(GIVEN EXERCISE) Show each line that has the string "this" in it.

(DATASET EXTRACT)
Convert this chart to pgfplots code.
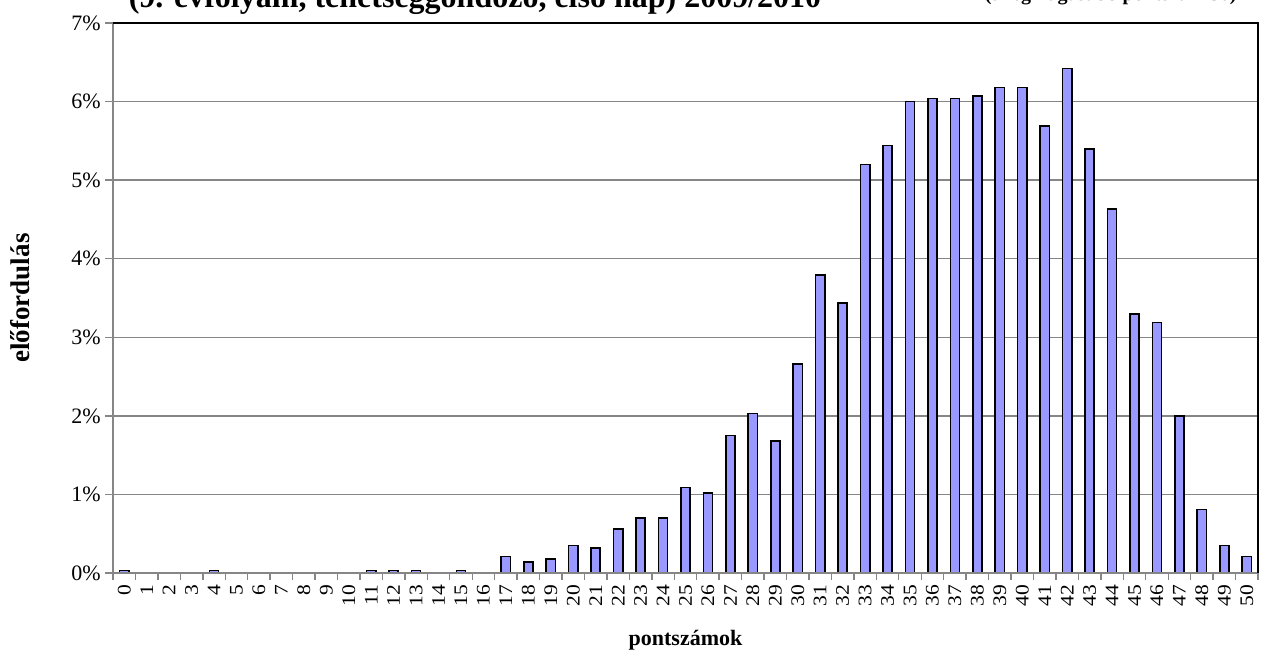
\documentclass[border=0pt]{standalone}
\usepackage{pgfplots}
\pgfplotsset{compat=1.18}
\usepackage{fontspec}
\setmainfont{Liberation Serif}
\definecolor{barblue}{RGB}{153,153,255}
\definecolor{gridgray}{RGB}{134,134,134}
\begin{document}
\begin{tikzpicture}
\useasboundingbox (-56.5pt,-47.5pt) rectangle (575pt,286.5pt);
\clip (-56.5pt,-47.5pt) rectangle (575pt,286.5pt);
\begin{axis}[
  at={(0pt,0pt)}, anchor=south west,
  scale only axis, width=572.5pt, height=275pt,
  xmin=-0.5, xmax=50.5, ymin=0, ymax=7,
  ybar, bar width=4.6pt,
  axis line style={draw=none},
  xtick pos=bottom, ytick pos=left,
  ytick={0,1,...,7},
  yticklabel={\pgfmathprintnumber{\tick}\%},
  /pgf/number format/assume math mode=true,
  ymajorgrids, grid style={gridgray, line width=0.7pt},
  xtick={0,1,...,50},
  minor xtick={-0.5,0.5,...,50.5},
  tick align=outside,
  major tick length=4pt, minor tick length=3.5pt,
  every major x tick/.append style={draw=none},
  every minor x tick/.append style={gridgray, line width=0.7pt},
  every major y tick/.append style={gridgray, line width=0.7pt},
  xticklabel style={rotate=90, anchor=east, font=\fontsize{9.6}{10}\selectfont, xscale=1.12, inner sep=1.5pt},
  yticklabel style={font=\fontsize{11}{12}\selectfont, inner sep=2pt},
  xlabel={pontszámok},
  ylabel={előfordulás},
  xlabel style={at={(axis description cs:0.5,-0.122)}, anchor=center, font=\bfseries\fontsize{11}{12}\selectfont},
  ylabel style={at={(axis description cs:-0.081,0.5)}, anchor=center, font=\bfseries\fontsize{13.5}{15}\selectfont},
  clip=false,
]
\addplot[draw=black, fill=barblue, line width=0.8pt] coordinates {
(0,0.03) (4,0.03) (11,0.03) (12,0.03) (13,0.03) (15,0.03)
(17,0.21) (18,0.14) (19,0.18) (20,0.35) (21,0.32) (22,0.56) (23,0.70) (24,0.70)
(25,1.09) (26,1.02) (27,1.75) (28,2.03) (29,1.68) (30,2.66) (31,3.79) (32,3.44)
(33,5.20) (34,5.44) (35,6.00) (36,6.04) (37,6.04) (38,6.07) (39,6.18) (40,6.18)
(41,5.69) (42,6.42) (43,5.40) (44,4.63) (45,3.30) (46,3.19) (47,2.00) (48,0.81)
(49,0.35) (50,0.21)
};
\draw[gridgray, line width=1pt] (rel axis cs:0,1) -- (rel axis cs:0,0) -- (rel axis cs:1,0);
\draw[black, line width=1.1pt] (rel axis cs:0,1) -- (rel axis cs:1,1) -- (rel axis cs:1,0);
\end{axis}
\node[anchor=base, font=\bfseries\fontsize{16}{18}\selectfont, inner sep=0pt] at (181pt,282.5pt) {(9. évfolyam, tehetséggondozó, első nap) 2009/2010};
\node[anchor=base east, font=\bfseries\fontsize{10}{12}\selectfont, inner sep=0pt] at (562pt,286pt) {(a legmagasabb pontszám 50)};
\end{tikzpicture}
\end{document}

==

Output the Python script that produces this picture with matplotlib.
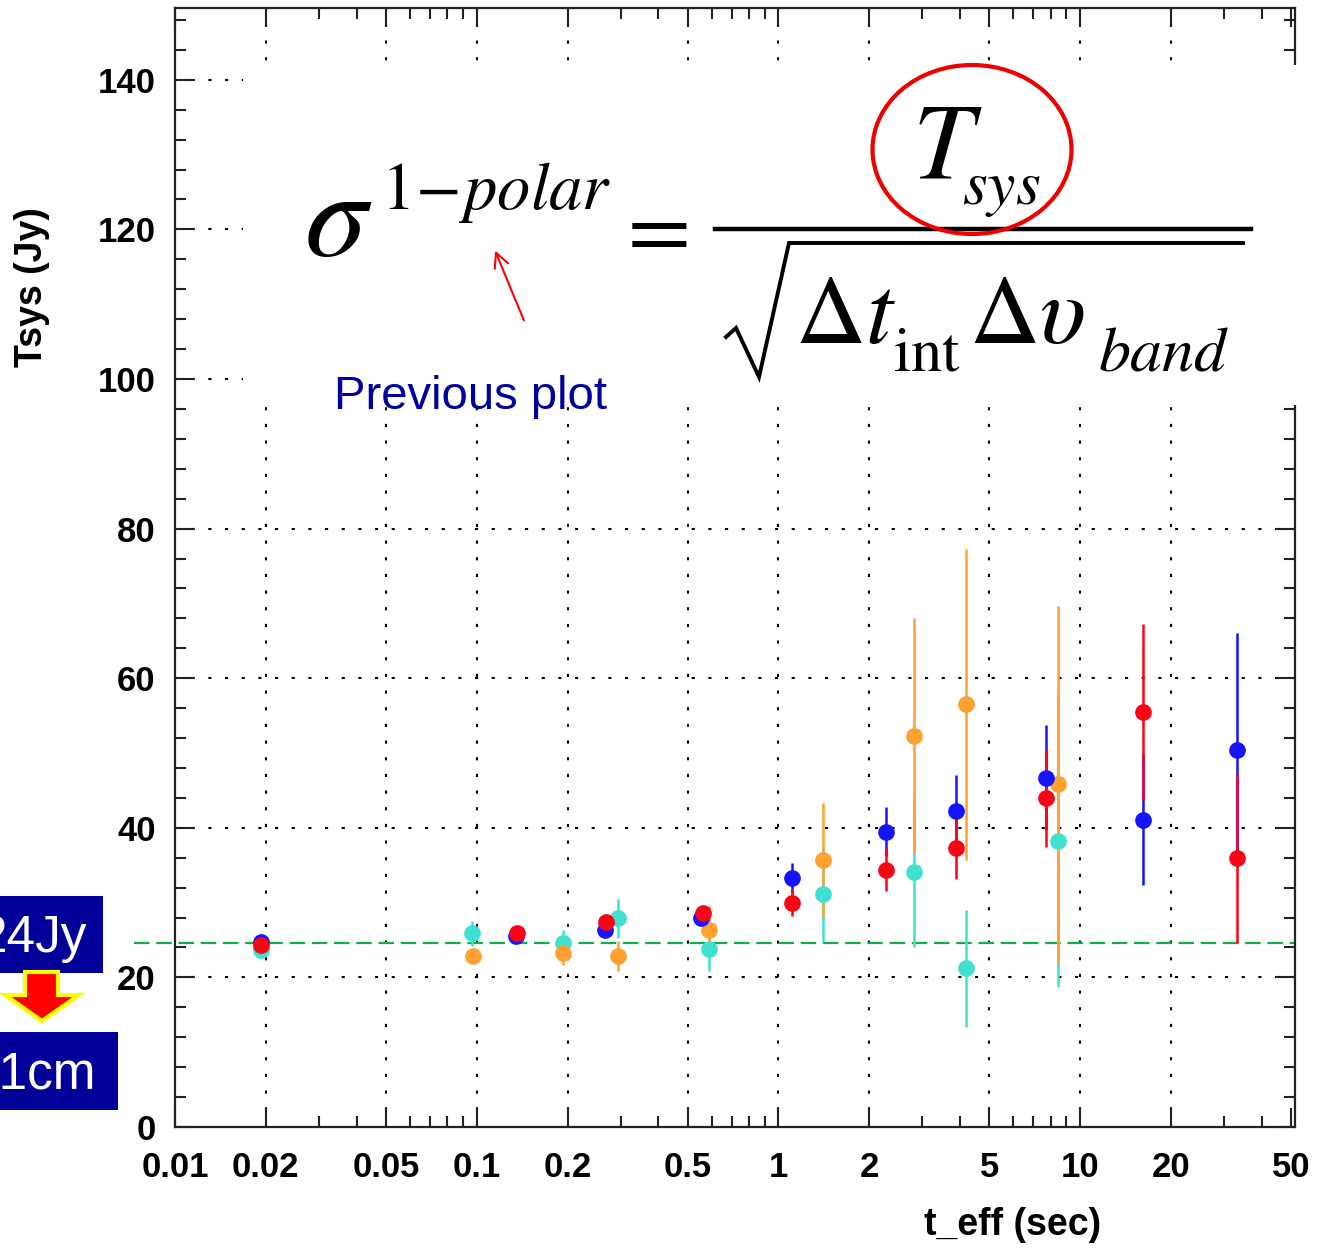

(WRITTEN ANSWER)
Convert this chart to pgfplots code.
Output the Python script that produces this picture with matplotlib.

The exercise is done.